7. Het beroep is gegrond en de rechtbank vernietigt het bestreden besluit. Aangezien verweerder tot op heden niet inhoudelijk op het bezwaar van eiser heeft beslist, dient verweerder een nieuw besluit te nemen met inachtneming van deze uitspraak. De rechtbank stelt hiervoor een termijn van zes weken. De rechtbank merkt op dat deze termijn pas begint nadat de termijn om hoger beroep in te stellen ongebruikt is verstreken of, indien hoger beroep wordt ingesteld, nadat op het hoger beroep is beslist.
8. Omdat de rechtbank het beroep gegrond verklaart, bepaalt de rechtbank dat verweerder aan eiser het door hem betaalde griffierecht vergoedt.
9. Er zijn geen voor vergoeding in aanmerking komende proceskosten.

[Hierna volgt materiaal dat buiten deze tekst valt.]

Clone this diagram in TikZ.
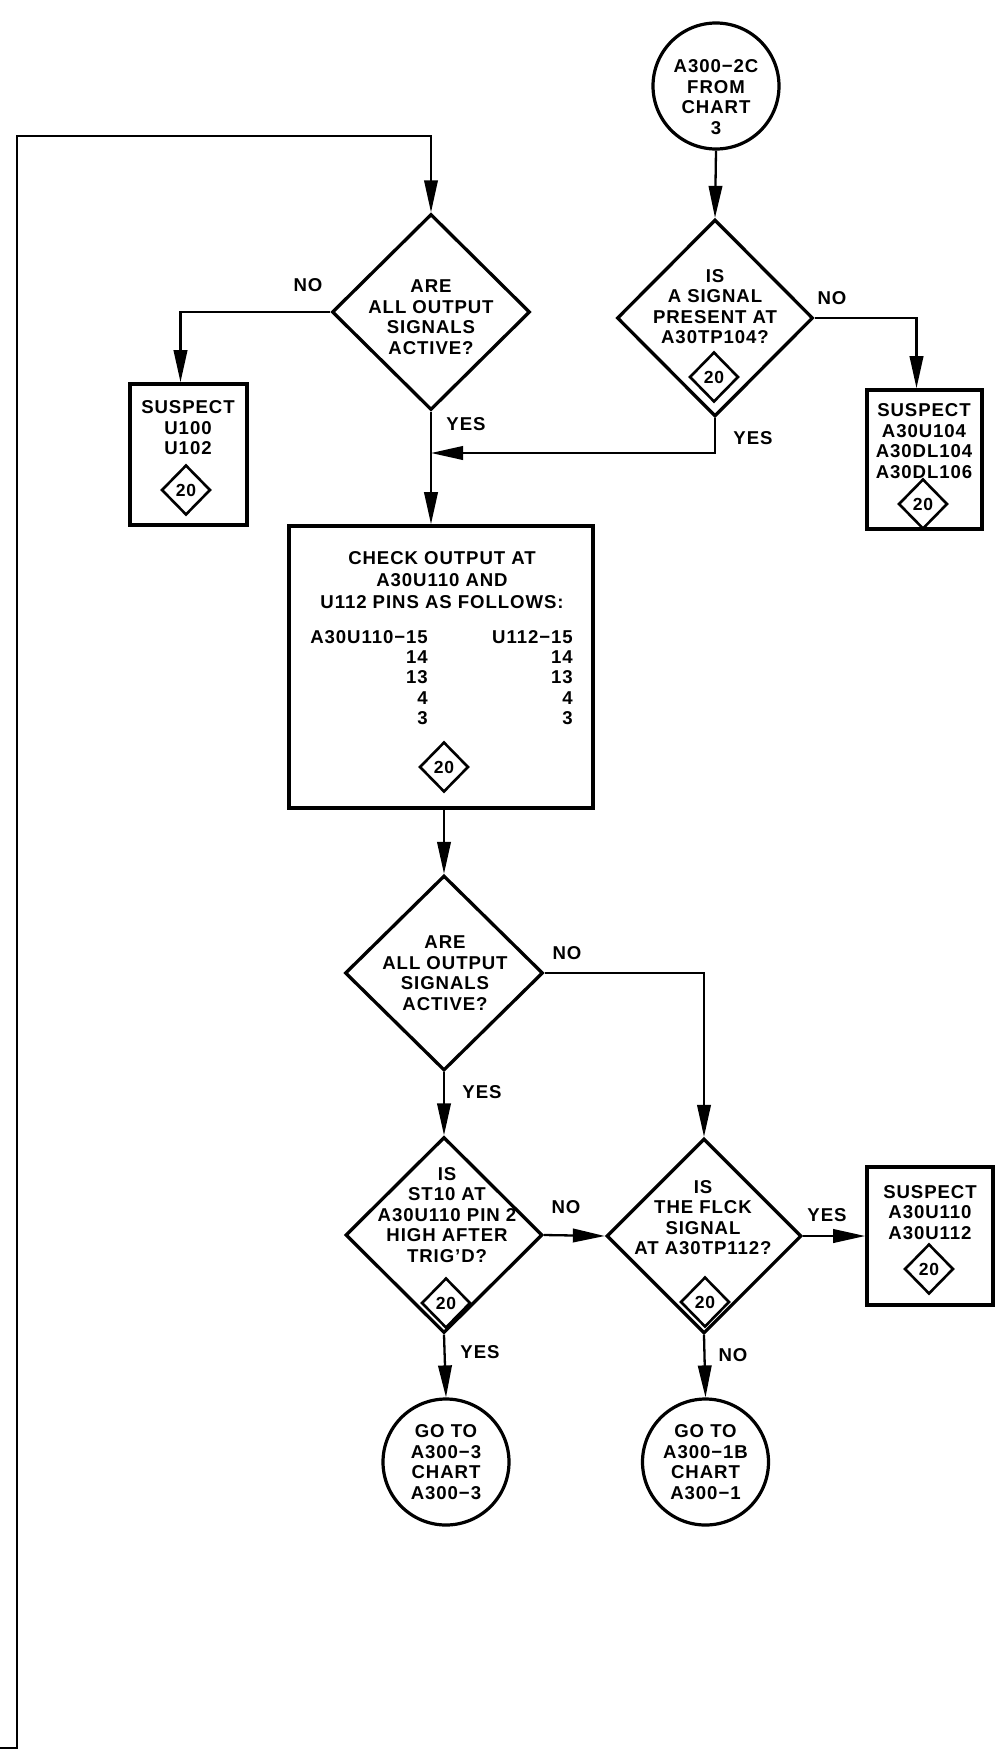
\documentclass[tikz,border=0pt]{standalone}
\usepackage{fontspec}
\setmainfont{Liberation Sans}[LetterSpace=5]
\usetikzlibrary{arrows.meta,shapes.geometric}
\begin{document}
\begin{tikzpicture}[x=1pt,y=-1pt,
  txt/.style={font=\bfseries\fontsize{18.6}{20.5}\selectfont, align=center, inner sep=0pt},
  lbl/.style={font=\bfseries\fontsize{18.6}{20.5}\selectfont, inner sep=0pt},
  dia/.style={draw, diamond, line width=3.3pt, inner sep=0pt},
  boxx/.style={draw, rectangle, line width=3.6pt, inner sep=0pt},
  circ/.style={draw, circle, line width=3.2pt, minimum size=126pt, inner sep=0pt},
  refd/.style={draw, diamond, line width=2.6pt, minimum width=49pt, minimum height=50pt, inner sep=0pt, font=\bfseries\fontsize{17.5}{18}\selectfont},
  conn/.style={line width=2.3pt},
  arr/.style={conn, -{Triangle[length=32pt,width=13.5pt]}},
]
\fill[white] (0,0) rectangle (997,1751);
\useasboundingbox (0,0) rectangle (997,1751);

% ---- shapes ----
\node[circ] (c0) at (716,86) {};
\node[txt] (tc0) at (716,97) {A300−2C\\FROM\\CHART\\3};

\node[dia, minimum width=198pt, minimum height=196pt] (d1) at (431,312) {};
\node[txt] (t1) at (431,317) {ARE\\ALL OUTPUT\\SIGNALS\\ACTIVE?};

\node[boxx, minimum width=117pt, minimum height=141pt] (b1) at (188.5,454.5) {};
\node[txt] (tb1) at (188,428) {SUSPECT\\U100\\U102};
\node[refd] (r1) at (186,490) {20};

\node[dia, minimum width=196pt, minimum height=197pt] (d2) at (715,318) {};
\node[txt] (t2) at (715,306.5) {IS\\A SIGNAL\\PRESENT AT\\A30TP104?};
\node[refd] (r2) at (714,377) {20};

\node[boxx, minimum width=115pt, minimum height=139pt] (b2) at (924.5,459.5) {};
\node[txt] (tb2) at (924,441) {SUSPECT\\A30U104\\A30DL104\\A30DL106};
\node[refd] (r3) at (923,504) {20};

\coordinate (m) at (431,453);

\node[boxx, minimum width=304pt, minimum height=282pt] (B) at (441,667) {};
\node[txt, font=\bfseries\fontsize{18.6}{22}\selectfont] (tB) at (442,580) {CHECK OUTPUT AT\\A30U110 AND\\U112 PINS AS FOLLOWS:};
\node[txt, align=right, anchor=east, font=\bfseries\fontsize{18.6}{20.25}\selectfont] (tBl) at (428,677.5) {A30U110−15\\14\\13\\4\\3};
\node[txt, align=right, anchor=east, font=\bfseries\fontsize{18.6}{20.25}\selectfont] (tBr) at (573,677.5) {U112−15\\14\\13\\4\\3};
\node[refd] (r4) at (444,767) {20};

\node[dia, minimum width=198pt, minimum height=195pt] (d3) at (444,973) {};
\node[txt] (t3) at (445,973) {ARE\\ALL OUTPUT\\SIGNALS\\ACTIVE?};

\node[dia, minimum width=197pt, minimum height=196pt] (d4) at (444,1235) {};
\node[txt] (t4) at (447,1215) {IS\\ST10 AT\\A30U110 PIN 2\\HIGH AFTER\\TRIG’D?};
\node[refd] (r5) at (446,1303) {20};

\node[dia, minimum width=195pt, minimum height=195pt] (d5) at (704,1236) {};
\node[txt] (t5) at (703,1217.5) {IS\\THE FLCK\\SIGNAL\\AT A30TP112?};
\node[refd] (r6) at (705,1302) {20};

\node[boxx, minimum width=126pt, minimum height=138pt] (b3) at (930,1236) {};
\node[txt] (tb3) at (930,1212.5) {SUSPECT\\A30U110\\A30U112};
\node[refd] (r7) at (929,1269) {20};

\node[circ] (c4) at (446,1462) {};
\node[txt] (tc4) at (446,1462) {GO TO\\A300−3\\CHART\\A300−3};
\node[circ] (c5) at (705.5,1462) {};
\node[txt] (tc5) at (705.5,1462) {GO TO\\A300−1B\\CHART\\A300−1};

% ---- labels ----
\node[lbl] (no1) at (308,285) {NO};
\node[lbl] (yes1) at (466,424) {YES};
\node[lbl] (no2) at (832,298) {NO};
\node[lbl] (yes2) at (753,438) {YES};
\node[lbl] (no3) at (567,953) {NO};
\node[lbl] (yes3) at (482,1092) {YES};
\node[lbl] (no4) at (566,1207) {NO};
\node[lbl] (yes5) at (827,1215) {YES};
\node[lbl] (yes4) at (480,1352) {YES};
\node[lbl] (no5) at (733,1355) {NO};

% ---- connectors ----
\coordinate (loopstart) at (0,1748);
\coordinate (loopcorner) at (17,1748);
\coordinate (looptop) at (431,136);
\draw[arr, line width=2pt] (loopstart) -- (loopcorner) |- (looptop) -- (d1.north);
\draw[arr] (d1.west) -| ([xshift=-8pt]b1.north);
\draw[arr] (d1.south) -- (d1.south |- B.north);
\draw[arr] (d2.south) |- (m);
\draw[arr] (c0.south) -- (d2.north);
\draw[arr] (d2.east) -| ([xshift=-8pt]b2.north);
\draw[arr] (d3.north |- B.south) -- (d3.north);
\draw[arr] (d3.east) -| (d5.north);
\draw[arr] (d3.south) -- (d4.north);
\draw[arr] (d4.east) -- (d5.west);
\draw[arr] (d5.east) -- (b3.west);
\draw[arr] (d4.south) -- (c4.north);
\draw[arr] (d5.south) -- (c5.north);
\end{tikzpicture}
\end{document}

Deze uitspraak is gedaan door mr. D. Bode, rechter, in aanwezigheid van mr. J.E. van Bruggen, griffier, op 3 maart 2015.
griffier
rechter
Afschrift verzonden aan partijen op:

Rechtsmiddel

Tegen deze uitspraak kan binnen zes weken na de dag van verzending van het proces-verbaal daarvan hoger beroep worden ingesteld bij de Afdeling bestuursrechtspraak van de Raad van State.
Als hoger beroep is ingesteld, kan bij de voorzieningenrechter van de hogerberoepsrechter worden verzocht om het treffen van een voorlopige voorziening.